## Supplied material:

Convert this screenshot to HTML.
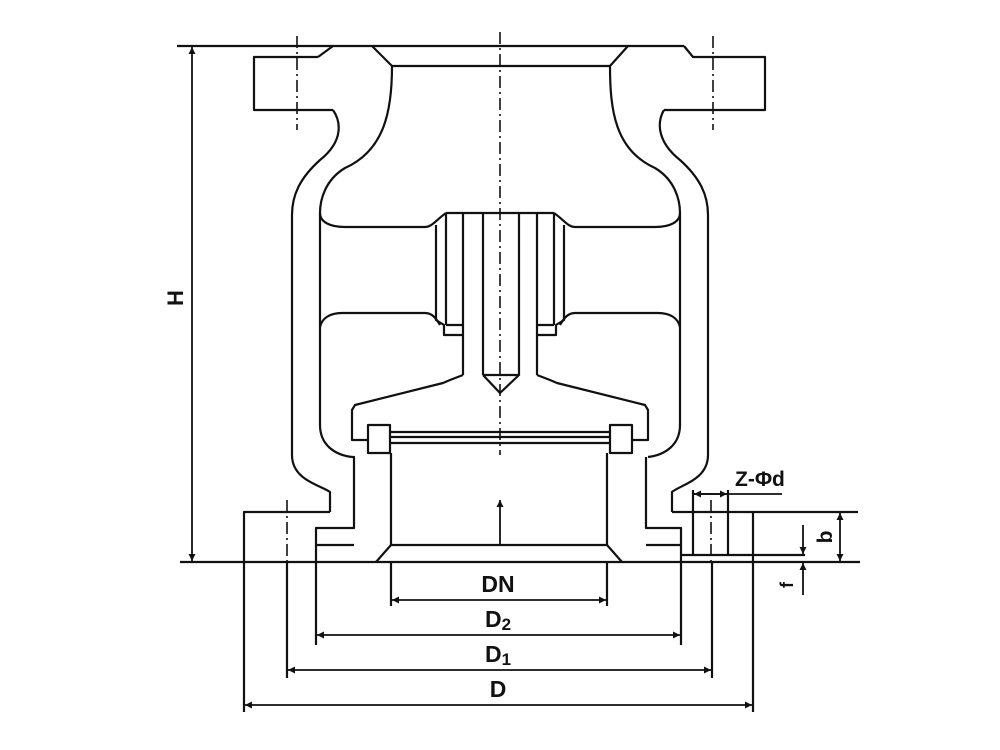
<!DOCTYPE html>
<html><head><meta charset="utf-8"><style>
html,body{margin:0;padding:0;background:#fff;width:1000px;height:750px;overflow:hidden}
svg{display:block}
text{font-family:"Liberation Sans",sans-serif;font-weight:bold;fill:#111}
</style></head><body>
<svg width="1000" height="750" viewBox="0 0 1000 750" xmlns="http://www.w3.org/2000/svg">
<defs>
<marker id="a" viewBox="0 0 10 10" refX="10" refY="5" markerWidth="14" markerHeight="7" orient="auto-start-reverse" markerUnits="userSpaceOnUse"><path d="M0,0 L10,5 L0,10 z" fill="#111"/></marker>
</defs>
<g fill="none" stroke="#111" stroke-width="2.2" stroke-linejoin="round">
<line x1="177" y1="46" x2="684" y2="46"/>
<path d="M318,57 L254,57 L254,110 L333,110"/>
<path d="M318,57 L333,46"/>
<path d="M684,46 L693,57 L765,57 L765,110 L664,110"/>
<line x1="392" y1="66" x2="610" y2="66"/>
<path d="M372,46 L392,66"/><path d="M628,46 L610,66"/>
<path d="M392,66 C392,110 385,150 345,168 C325,180 320,200 320,213 C320,222 330,227 345,227 L425,227 C432,227 436,220 446,213"/>
<path d="M610,66 C610,110 615,150 655,168 C675,180 680,200 680,213 C680,222 670,227 655,227 L575,227 C568,227 564,220 554,213"/>
<path d="M333,110 C340,120 345,140 320,160 C300,178 292,195 292,215 L292,455 C292,480 320,485 330,492 L330,512"/>
<path d="M664,110 C658,120 655,140 680,160 C700,178 708,195 708,215 L708,455 C708,480 680,485 672,492 L672,512"/>
<path d="M320,213 L320,425 C320,445 335,455 352,457"/>
<path d="M680,213 L680,425 C680,445 665,455 648,457"/>
<path d="M320,327 C322,318 330,313 342,313 L425,313 C432,313 436,318 440,325"/>
<path d="M680,327 C678,318 670,313 658,313 L575,313 C568,313 564,318 560,325"/>
<line x1="446" y1="213" x2="554" y2="213"/>
<path d="M436,225 L436,320 L444,325 L444,335 L463,335"/>
<path d="M564,225 L564,320 L556,325 L556,335 L537,335"/>
<line x1="446" y1="213" x2="446" y2="325"/><line x1="446" y1="325" x2="463" y2="325"/>
<line x1="554" y1="213" x2="554" y2="325"/><line x1="554" y1="325" x2="537" y2="325"/>
<line x1="463" y1="213" x2="463" y2="375"/>
<line x1="537" y1="213" x2="537" y2="375"/>
<line x1="483" y1="213" x2="483" y2="375"/>
<line x1="519" y1="213" x2="519" y2="375"/>
<path d="M483,375 L500,393 L519,375 L483,375"/>
<path d="M463,375 L450,380 L443,383 L355,405 L352,410 L352,440 L368,440"/>
<path d="M537,375 L550,380 L557,383 L645,405 L648,410 L648,440 L632,440"/>
<rect x="368" y="425" width="22" height="28"/>
<rect x="610" y="425" width="22" height="28"/>
<line x1="390" y1="432" x2="610" y2="432"/>
<line x1="390" y1="437" x2="610" y2="437"/>
<line x1="390" y1="443" x2="610" y2="443"/>
<path d="M352,457 L354,457 L354,528 L316,528 L316,562"/>
<line x1="316" y1="545" x2="354" y2="545"/>
<path d="M646,457 L646,528 L681,528 L681,562"/>
<line x1="646" y1="545" x2="681" y2="545"/>
<line x1="391" y1="453" x2="391" y2="545"/>
<line x1="607" y1="453" x2="607" y2="545"/>
<path d="M376,562 L391,545 L607,545 L622,562"/>
<path d="M330,512 L244,512 L244,562"/>
<path d="M672,512 L858,512"/>
<line x1="753" y1="512" x2="753" y2="562"/>
<line x1="180" y1="562" x2="860" y2="562"/>
<line x1="681" y1="555" x2="805" y2="555"/>
<line x1="693" y1="490" x2="693" y2="555"/>
<line x1="728" y1="490" x2="728" y2="555"/>
<line x1="391" y1="562" x2="391" y2="606"/><line x1="607" y1="562" x2="607" y2="606"/>
<line x1="316" y1="562" x2="316" y2="645"/><line x1="681" y1="562" x2="681" y2="645"/>
<line x1="287" y1="562" x2="287" y2="678"/><line x1="712" y1="562" x2="712" y2="678"/>
<line x1="244" y1="562" x2="244" y2="712"/><line x1="753" y1="562" x2="753" y2="712"/>
</g>
<g fill="none" stroke="#111" stroke-width="1.6" stroke-dasharray="12,4,2,4">
<line x1="500" y1="32" x2="500" y2="455"/>
<line x1="297" y1="36" x2="297" y2="130"/>
<line x1="713" y1="36" x2="713" y2="130"/>
<line x1="287" y1="500" x2="287" y2="562"/>
<line x1="711" y1="500" x2="711" y2="562"/>
</g>
<g fill="none" stroke="#111" stroke-width="1.8">
<line x1="500" y1="545" x2="500" y2="500" marker-end="url(#a)"/>
<line x1="192" y1="300" x2="192" y2="47" marker-end="url(#a)"/>
<line x1="192" y1="300" x2="192" y2="561" marker-end="url(#a)"/>
<line x1="498" y1="600" x2="392" y2="600" marker-end="url(#a)"/><line x1="498" y1="600" x2="606" y2="600" marker-end="url(#a)"/>
<line x1="498" y1="635" x2="317" y2="635" marker-end="url(#a)"/><line x1="498" y1="635" x2="680" y2="635" marker-end="url(#a)"/>
<line x1="498" y1="670" x2="288" y2="670" marker-end="url(#a)"/><line x1="498" y1="670" x2="711" y2="670" marker-end="url(#a)"/>
<line x1="498" y1="705" x2="245" y2="705" marker-end="url(#a)"/><line x1="498" y1="705" x2="752" y2="705" marker-end="url(#a)"/>
<line x1="693" y1="494" x2="782" y2="494"/>
<line x1="710" y1="494" x2="694" y2="494" marker-end="url(#a)"/><line x1="710" y1="494" x2="727" y2="494" marker-end="url(#a)"/>
<line x1="840" y1="537" x2="840" y2="513" marker-end="url(#a)"/><line x1="840" y1="537" x2="840" y2="561" marker-end="url(#a)"/>
<line x1="803" y1="525" x2="803" y2="554" marker-end="url(#a)"/>
<line x1="803" y1="595" x2="803" y2="563" marker-end="url(#a)"/>
</g>
<text x="498" y="592" font-size="23" text-anchor="middle">DN</text>
<text x="498" y="627" font-size="23" text-anchor="middle">D<tspan font-size="17" dy="3">2</tspan></text>
<text x="498" y="662" font-size="23" text-anchor="middle">D<tspan font-size="17" dy="3">1</tspan></text>
<text x="498" y="697" font-size="23" text-anchor="middle">D</text>
<text x="735" y="486" font-size="21">Z-Φd</text>
<text transform="translate(183,298) rotate(-90)" font-size="22" text-anchor="middle">H</text>
<text transform="translate(832,537) rotate(-90)" font-size="21" text-anchor="middle">b</text>
<text transform="translate(793,585) rotate(-90)" font-size="18" text-anchor="middle">f</text>
</svg>
</body></html>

## Your goal:
Retype the whole listing exactly and leave the pictures out.

## Exercise answer:
Convert this screenshot to HTML.
<!DOCTYPE html>
<html><head><meta charset="utf-8"><style>
html,body{margin:0;padding:0;background:#fff;width:1000px;height:750px;overflow:hidden}
svg{display:block}
text{font-family:"Liberation Sans",sans-serif;font-weight:bold;fill:#111}
</style></head><body>
<svg width="1000" height="750" viewBox="0 0 1000 750" xmlns="http://www.w3.org/2000/svg">
<defs>
<marker id="a" viewBox="0 0 10 10" refX="10" refY="5" markerWidth="14" markerHeight="7" orient="auto-start-reverse" markerUnits="userSpaceOnUse"><path d="M0,0 L10,5 L0,10 z" fill="#111"/></marker>
</defs>
<g fill="none" stroke="#111" stroke-width="2.2" stroke-linejoin="round">
<line x1="177" y1="46" x2="684" y2="46"/>
<path d="M318,57 L254,57 L254,110 L333,110"/>
<path d="M318,57 L333,46"/>
<path d="M684,46 L693,57 L765,57 L765,110 L664,110"/>
<line x1="392" y1="66" x2="610" y2="66"/>
<path d="M372,46 L392,66"/><path d="M628,46 L610,66"/>
<path d="M392,66 C392,110 385,150 345,168 C325,180 320,200 320,213 C320,222 330,227 345,227 L425,227 C432,227 436,220 446,213"/>
<path d="M610,66 C610,110 615,150 655,168 C675,180 680,200 680,213 C680,222 670,227 655,227 L575,227 C568,227 564,220 554,213"/>
<path d="M333,110 C340,120 345,140 320,160 C300,178 292,195 292,215 L292,455 C292,480 320,485 330,492 L330,512"/>
<path d="M664,110 C658,120 655,140 680,160 C700,178 708,195 708,215 L708,455 C708,480 680,485 672,492 L672,512"/>
<path d="M320,213 L320,425 C320,445 335,455 352,457"/>
<path d="M680,213 L680,425 C680,445 665,455 648,457"/>
<path d="M320,327 C322,318 330,313 342,313 L425,313 C432,313 436,318 440,325"/>
<path d="M680,327 C678,318 670,313 658,313 L575,313 C568,313 564,318 560,325"/>
<line x1="446" y1="213" x2="554" y2="213"/>
<path d="M436,225 L436,320 L444,325 L444,335 L463,335"/>
<path d="M564,225 L564,320 L556,325 L556,335 L537,335"/>
<line x1="446" y1="213" x2="446" y2="325"/><line x1="446" y1="325" x2="463" y2="325"/>
<line x1="554" y1="213" x2="554" y2="325"/><line x1="554" y1="325" x2="537" y2="325"/>
<line x1="463" y1="213" x2="463" y2="375"/>
<line x1="537" y1="213" x2="537" y2="375"/>
<line x1="483" y1="213" x2="483" y2="375"/>
<line x1="519" y1="213" x2="519" y2="375"/>
<path d="M483,375 L500,393 L519,375 L483,375"/>
<path d="M463,375 L450,380 L443,383 L355,405 L352,410 L352,440 L368,440"/>
<path d="M537,375 L550,380 L557,383 L645,405 L648,410 L648,440 L632,440"/>
<rect x="368" y="425" width="22" height="28"/>
<rect x="610" y="425" width="22" height="28"/>
<line x1="390" y1="432" x2="610" y2="432"/>
<line x1="390" y1="437" x2="610" y2="437"/>
<line x1="390" y1="443" x2="610" y2="443"/>
<path d="M352,457 L354,457 L354,528 L316,528 L316,562"/>
<line x1="316" y1="545" x2="354" y2="545"/>
<path d="M646,457 L646,528 L681,528 L681,562"/>
<line x1="646" y1="545" x2="681" y2="545"/>
<line x1="391" y1="453" x2="391" y2="545"/>
<line x1="607" y1="453" x2="607" y2="545"/>
<path d="M376,562 L391,545 L607,545 L622,562"/>
<path d="M330,512 L244,512 L244,562"/>
<path d="M672,512 L858,512"/>
<line x1="753" y1="512" x2="753" y2="562"/>
<line x1="180" y1="562" x2="860" y2="562"/>
<line x1="681" y1="555" x2="805" y2="555"/>
<line x1="693" y1="490" x2="693" y2="555"/>
<line x1="728" y1="490" x2="728" y2="555"/>
<line x1="391" y1="562" x2="391" y2="606"/><line x1="607" y1="562" x2="607" y2="606"/>
<line x1="316" y1="562" x2="316" y2="645"/><line x1="681" y1="562" x2="681" y2="645"/>
<line x1="287" y1="562" x2="287" y2="678"/><line x1="712" y1="562" x2="712" y2="678"/>
<line x1="244" y1="562" x2="244" y2="712"/><line x1="753" y1="562" x2="753" y2="712"/>
</g>
<g fill="none" stroke="#111" stroke-width="1.6" stroke-dasharray="12,4,2,4">
<line x1="500" y1="32" x2="500" y2="455"/>
<line x1="297" y1="36" x2="297" y2="130"/>
<line x1="713" y1="36" x2="713" y2="130"/>
<line x1="287" y1="500" x2="287" y2="562"/>
<line x1="711" y1="500" x2="711" y2="562"/>
</g>
<g fill="none" stroke="#111" stroke-width="1.8">
<line x1="500" y1="545" x2="500" y2="500" marker-end="url(#a)"/>
<line x1="192" y1="300" x2="192" y2="47" marker-end="url(#a)"/>
<line x1="192" y1="300" x2="192" y2="561" marker-end="url(#a)"/>
<line x1="498" y1="600" x2="392" y2="600" marker-end="url(#a)"/><line x1="498" y1="600" x2="606" y2="600" marker-end="url(#a)"/>
<line x1="498" y1="635" x2="317" y2="635" marker-end="url(#a)"/><line x1="498" y1="635" x2="680" y2="635" marker-end="url(#a)"/>
<line x1="498" y1="670" x2="288" y2="670" marker-end="url(#a)"/><line x1="498" y1="670" x2="711" y2="670" marker-end="url(#a)"/>
<line x1="498" y1="705" x2="245" y2="705" marker-end="url(#a)"/><line x1="498" y1="705" x2="752" y2="705" marker-end="url(#a)"/>
<line x1="693" y1="494" x2="782" y2="494"/>
<line x1="710" y1="494" x2="694" y2="494" marker-end="url(#a)"/><line x1="710" y1="494" x2="727" y2="494" marker-end="url(#a)"/>
<line x1="840" y1="537" x2="840" y2="513" marker-end="url(#a)"/><line x1="840" y1="537" x2="840" y2="561" marker-end="url(#a)"/>
<line x1="803" y1="525" x2="803" y2="554" marker-end="url(#a)"/>
<line x1="803" y1="595" x2="803" y2="563" marker-end="url(#a)"/>
</g>
<text x="498" y="592" font-size="23" text-anchor="middle">DN</text>
<text x="498" y="627" font-size="23" text-anchor="middle">D<tspan font-size="17" dy="3">2</tspan></text>
<text x="498" y="662" font-size="23" text-anchor="middle">D<tspan font-size="17" dy="3">1</tspan></text>
<text x="498" y="697" font-size="23" text-anchor="middle">D</text>
<text x="735" y="486" font-size="21">Z-Φd</text>
<text transform="translate(183,298) rotate(-90)" font-size="22" text-anchor="middle">H</text>
<text transform="translate(832,537) rotate(-90)" font-size="21" text-anchor="middle">b</text>
<text transform="translate(793,585) rotate(-90)" font-size="18" text-anchor="middle">f</text>
</svg>
</body></html>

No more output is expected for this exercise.